- Theatrical release poster
- Directed by: Mike van Diem
- Produced by: Hans de Weers
- Starring: Jeroen van Koningsbrugge Georgina Verbaan
- Cinematography: Rogier Stoffers
- Edited by: Jessica de Koning
- Music by: Brian Byrne
- Distributed by: A-Film Benelux
- Release date: 21 May 2015;
- Running time: 102 minutes
- Country: Netherlands
- Language: Dutch

= The Surprise (film) =

2015 film

The Surprise (De surprise) is a 2015 Dutch comedy film directed by Mike van Diem.
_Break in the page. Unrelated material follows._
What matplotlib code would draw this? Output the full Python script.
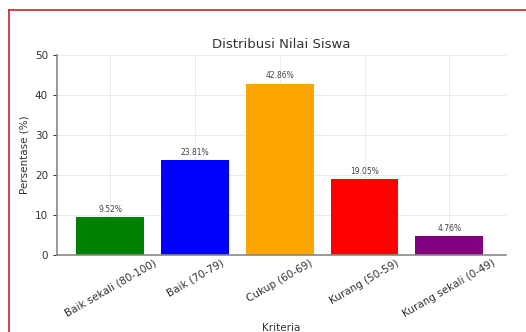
import matplotlib
matplotlib.use("Agg")
import matplotlib.pyplot as plt
from matplotlib.lines import Line2D

kriteria = ["Baik sekali (80-100)", "Baik (70-79)", "Cukup (60-69)",
            "Kurang (50-59)", "Kurang sekali (0-49)"]
persentase = [9.52, 23.81, 42.86, 19.05, 4.76]
warna = ["green", "blue", "orange", "red", "purple"]

fig = plt.figure(figsize=(5.26, 3.32), dpi=100, facecolor="white")
ax = fig.add_axes([57 / 526, 1 - 255 / 332, (506 - 57) / 526, 200 / 332])

bars = ax.bar(range(len(kriteria)), persentase, width=0.8, color=warna, zorder=2)
for b, v in zip(bars, persentase):
    ax.text(b.get_x() + b.get_width() / 2, v + 0.8, f"{v:.2f}%",
            ha="center", va="bottom", fontsize=5.5, color="#444444")

ax.set_xlim(-0.63, 4.67)
ax.set_ylim(0, 50)
ax.set_yticks([0, 10, 20, 30, 40, 50])
ax.set_xticks(range(len(kriteria)))
ax.set_xticklabels(kriteria, rotation=30, ha="center", fontsize=7.5, color="#333333")
ax.tick_params(axis="y", labelsize=7.5, colors="#333333", length=3)
ax.tick_params(axis="x", length=0, pad=2)
ax.grid(True, color="#e8e8e8", linewidth=0.6, zorder=0)
for s in ["top", "right"]:
    ax.spines[s].set_visible(False)
for s in ["left", "bottom"]:
    ax.spines[s].set_color("#888888")
    ax.spines[s].set_linewidth(1.2)

ax.set_title("Distribusi Nilai Siswa", fontsize=9.5, color="#333333", pad=5)
ax.set_xlabel("Kriteria", fontsize=7.5, color="#333333", labelpad=3)
ax.set_ylabel("Persentase (%)", fontsize=7.5, color="#333333")

# red frame around the screenshot
fig.add_artist(Line2D([9 / 526, 9 / 526], [0, 1 - 9.5 / 332], color="#c82828", linewidth=1.2))
fig.add_artist(Line2D([9 / 526, 1], [1 - 9.5 / 332, 1 - 9.5 / 332], color="#c82828", linewidth=1.2))

fig.savefig("out.png", dpi=100)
The story concerns a middle-aged man named Jacob, who, following the death of his wealthy mother, inherits an estate that includes his father's large collection of vintage cars. Jacob, surrounded by wealth, is depressed that he cannot find love and wants to end his miserable life. He then tries to commit suicide in one of the vintage cars, a Jaguar E-Type, by running a hose from the exhaust into the cabin. This does not work and he finally enlists the services of an illegal assisted-suicide firm in ending his life and selects the option of a surprise ending. While awaiting sudden death, he meets and falls in love with a shy lady who is also living a life without love and has contracted for the same service. Jacob now has to cancel his contract but, it is binding.

==Cast==
- Jeroen van Koningsbrugge as Jacob van Zuylen de With
- Georgina Verbaan as Anne de Koning
- Jan Decleir as Cornald Muller
- Henry Goodman as Mr. Jones
- Ankur Bahl as Asif
- Naveed Choudhry as Moshin
- Oliver Gatz as Halim
- Ronny Jhutti as Khuram
- Elisabeth Andersen as Mother
- Tamar Baruch as Marissa de la Rue
- Michiel Blankwaardt as Truckdriver
- Pierre Bokma as Security Van Zuylen Foundation
- Judith Edixhoven as Assistant De Wijs
- Hubert Fermin as De Wijs
- Esther von Arx as Juljia Barsukova

==Reception==
On review aggregator website Rotten Tomatoes, The Surprise has an approval rating of 88% based on 8 reviews, with an average rating of 6.80/10.